Eine Maifeier, die aus Sicht mancher Teilnehmer vielleicht besser nicht stattgefunden hätte, war der 1. Mai 2016. Damals wurde Bundeskanzler Werner Faymann auf der Tribüne auf dem Rathausplatz ausgebuht. Diesem Tiefpunkt war ein erbitterter Richtungskampf um die Position der SPÖ in der Flüchtlingsfrage vorausgegangen. Den Pfiffen und Zwischenrufen auf dem Rathausplatz folgte wenige Tage später der Rücktritt Faymanns.
Nach einem Intermezzo mit Christian Kern steht mit Pamela Rendi-Wagner seit 2018 die erste Frau an der Spitze der SPÖ. In ihrer zweiten Maifeier hätte es nun wieder um Grundlegendes wie Arbeitszeit und Arbeitsplätze gehen können. Denn mit dem Arbeitszeitflexibilisierungsgesetz von 2017 wurden Zwölf-Stunden-Tage ermöglicht, und die Arbeitslosigkeit hat in der Corona-Krise Rekordausmaße angenommen.
Schon ursprünglich war der 1. Mai ein Kampftag für Arbeitszeitverkürzung. Seine Wurzeln liegen in der Zeit der Industrialisierung, als die Arbeiterschaft sich zu organisieren begann. In Wien von Anfang an mit dabei: die Maiabzeichen – bis heute Tradition. Die rote Nelke im Knopfloch wurde zum Widerstandssymbol des fortschrittlichen Proletariats, der 1. Mai zum „Festtag der Enterbten“, wie es in einer Broschüre der Metallarbeiter hieß.
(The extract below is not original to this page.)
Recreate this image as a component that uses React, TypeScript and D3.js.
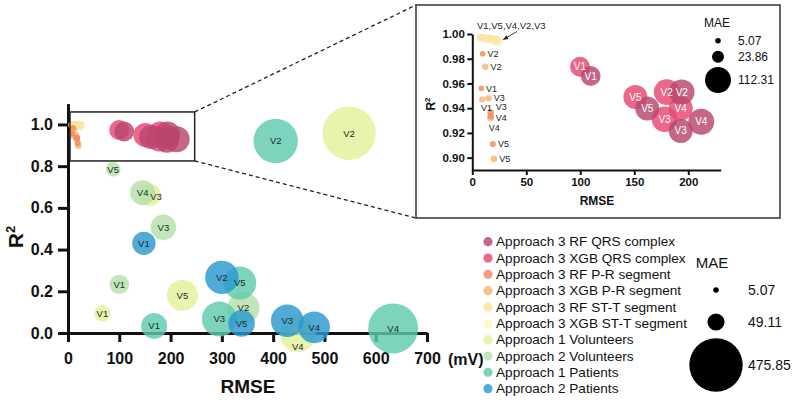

Ebenso symbolträchtig geworden ist der Marsch über die Ringstraße, der tatsächlich erst seit 1918 stattfindet: Ab da zogen die Sozialdemokraten über die Ringstraße zum Rathaus, dem Symbol der neuen (sozialdemokratischen) Stadtverwaltung. Austrofaschisten wie Nationalsozialisten versuchten später, den Arbeiterfeiertag für sich zu vereinnahmen. Unter Dollfuß und Schuschnigg sollte der 1. Mai dem „dauernden Gedenken an die Proklamation“ der ständestaatlichen Verfassung dienen, unter Adolf Hitler als „Tag der deutschen Arbeit“.
Rapid gewann
Die in der Illegalität agierenden Sozialdemokraten, Kommunisten und Gewerkschafter feierten – soweit dies möglich war – weiterhin ihren Tag der Arbeit. Sie riefen, da der Aufmarsch verboten war, stattdessen zu „Spaziergängen“ auf, hissten rote Fahnen auf Berggipfeln und Fabrikschloten oder trafen sich in Wäldern zu Kampfreden für Freiheit und Demokratie.Noch vor Kriegsende in Europa am 8. Mai 1945 gingen am
1. Mai die Menschen in Wien wieder auf die Straße. Ein großer Umzug war zwar verboten, aber in den Wiener Bezirken wurden Befreiungsfeiern abgehalten. Einige zogen auf die Hütteldorfer Pfarrwiese, wo Rapidler gegen eine Auswahl der Roten Armee kickten (und haushoch gewannen).
Seither wurde der 1. Mai in Österreich als „Tag der Arbeit“ jedes Jahr gefeiert. Mit Fahnen, Abzeichen und auch zuletzt immer noch Zehntausenden Besuchern. Mit Blasmusik, Transparenten und Vorfreude auf Bier und Würstel, nachdem man die von der Festbühne winkenden Stadtpolitiker und Gewerkschaftsbosse verabschiedet hat.
„Freundschaft und Glück auf!“ heißt es im Mai 2020 erstmals online only – dafür diesmal mit Bastelanleitung für rote Nelken und Ausschneideschablone für das geschichtsträchtige sozialistische 3-Pfeilesymbol zum Downloaden.